_ENTRIES SHOWN_.
▼▼▼

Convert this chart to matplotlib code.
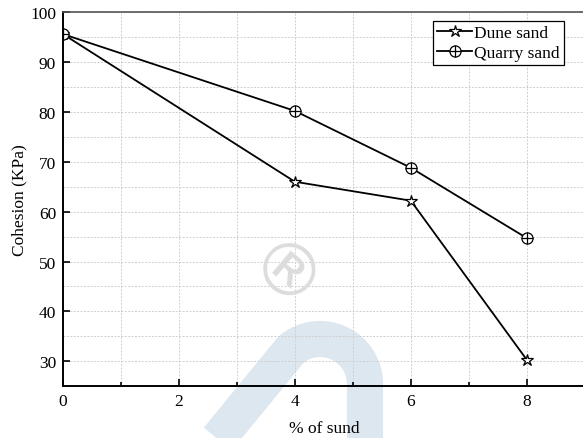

▲▲▲
▼▼▼

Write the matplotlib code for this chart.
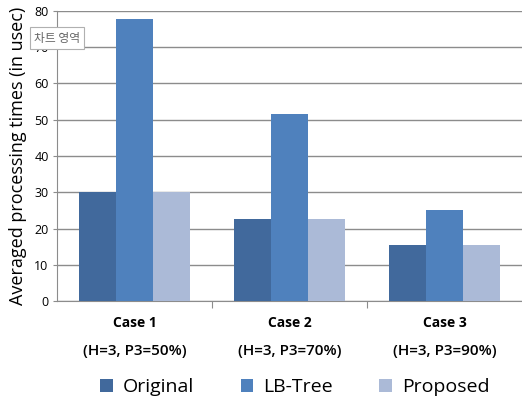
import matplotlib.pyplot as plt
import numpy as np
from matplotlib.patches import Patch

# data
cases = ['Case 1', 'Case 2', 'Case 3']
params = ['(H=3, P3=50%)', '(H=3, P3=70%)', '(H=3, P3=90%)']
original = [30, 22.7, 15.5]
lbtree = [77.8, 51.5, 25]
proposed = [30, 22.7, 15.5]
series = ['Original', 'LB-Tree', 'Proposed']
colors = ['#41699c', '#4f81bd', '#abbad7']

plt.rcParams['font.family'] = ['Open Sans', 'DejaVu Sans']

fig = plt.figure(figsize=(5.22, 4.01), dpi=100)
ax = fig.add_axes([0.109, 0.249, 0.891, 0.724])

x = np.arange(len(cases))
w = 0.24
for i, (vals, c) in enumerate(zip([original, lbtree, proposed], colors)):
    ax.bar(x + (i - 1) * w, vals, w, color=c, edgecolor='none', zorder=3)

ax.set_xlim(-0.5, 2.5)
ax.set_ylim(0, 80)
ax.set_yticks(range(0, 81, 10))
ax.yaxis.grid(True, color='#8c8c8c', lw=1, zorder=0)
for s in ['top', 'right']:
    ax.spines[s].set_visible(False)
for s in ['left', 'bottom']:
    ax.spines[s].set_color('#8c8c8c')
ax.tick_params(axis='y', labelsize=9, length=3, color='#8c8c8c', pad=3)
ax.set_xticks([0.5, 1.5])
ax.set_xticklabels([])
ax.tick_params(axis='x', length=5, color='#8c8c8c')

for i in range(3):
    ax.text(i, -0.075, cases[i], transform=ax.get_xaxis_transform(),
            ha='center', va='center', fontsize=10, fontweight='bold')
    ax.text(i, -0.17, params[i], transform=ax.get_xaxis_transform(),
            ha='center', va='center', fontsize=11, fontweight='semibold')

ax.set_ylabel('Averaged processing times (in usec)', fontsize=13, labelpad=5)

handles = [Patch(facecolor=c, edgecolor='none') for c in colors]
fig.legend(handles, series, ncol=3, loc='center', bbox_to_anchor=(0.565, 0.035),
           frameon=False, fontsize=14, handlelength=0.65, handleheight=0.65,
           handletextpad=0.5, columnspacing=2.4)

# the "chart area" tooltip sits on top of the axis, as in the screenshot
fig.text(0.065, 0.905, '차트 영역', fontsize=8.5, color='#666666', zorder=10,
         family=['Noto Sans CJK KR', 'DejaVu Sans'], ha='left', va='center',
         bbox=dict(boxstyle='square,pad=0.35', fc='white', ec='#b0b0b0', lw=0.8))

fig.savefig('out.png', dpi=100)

▲▲▲

_TASK REQUIREMENTS_. Output nothing except the lines from the one containing "Write the matplotlib code for this chart." through the one containing "ax.tick_params(axis='x', length=5, color='#8c8c8c')", both kept, with the pictures removed.

_OUTPUT OF THE TASK_.
Write the matplotlib code for this chart.
import matplotlib.pyplot as plt
import numpy as np
from matplotlib.patches import Patch

# data
cases = ['Case 1', 'Case 2', 'Case 3']
params = ['(H=3, P3=50%)', '(H=3, P3=70%)', '(H=3, P3=90%)']
original = [30, 22.7, 15.5]
lbtree = [77.8, 51.5, 25]
proposed = [30, 22.7, 15.5]
series = ['Original', 'LB-Tree', 'Proposed']
colors = ['#41699c', '#4f81bd', '#abbad7']

plt.rcParams['font.family'] = ['Open Sans', 'DejaVu Sans']

fig = plt.figure(figsize=(5.22, 4.01), dpi=100)
ax = fig.add_axes([0.109, 0.249, 0.891, 0.724])

x = np.arange(len(cases))
w = 0.24
for i, (vals, c) in enumerate(zip([original, lbtree, proposed], colors)):
    ax.bar(x + (i - 1) * w, vals, w, color=c, edgecolor='none', zorder=3)

ax.set_xlim(-0.5, 2.5)
ax.set_ylim(0, 80)
ax.set_yticks(range(0, 81, 10))
ax.yaxis.grid(True, color='#8c8c8c', lw=1, zorder=0)
for s in ['top', 'right']:
    ax.spines[s].set_visible(False)
for s in ['left', 'bottom']:
    ax.spines[s].set_color('#8c8c8c')
ax.tick_params(axis='y', labelsize=9, length=3, color='#8c8c8c', pad=3)
ax.set_xticks([0.5, 1.5])
ax.set_xticklabels([])
ax.tick_params(axis='x', length=5, color='#8c8c8c')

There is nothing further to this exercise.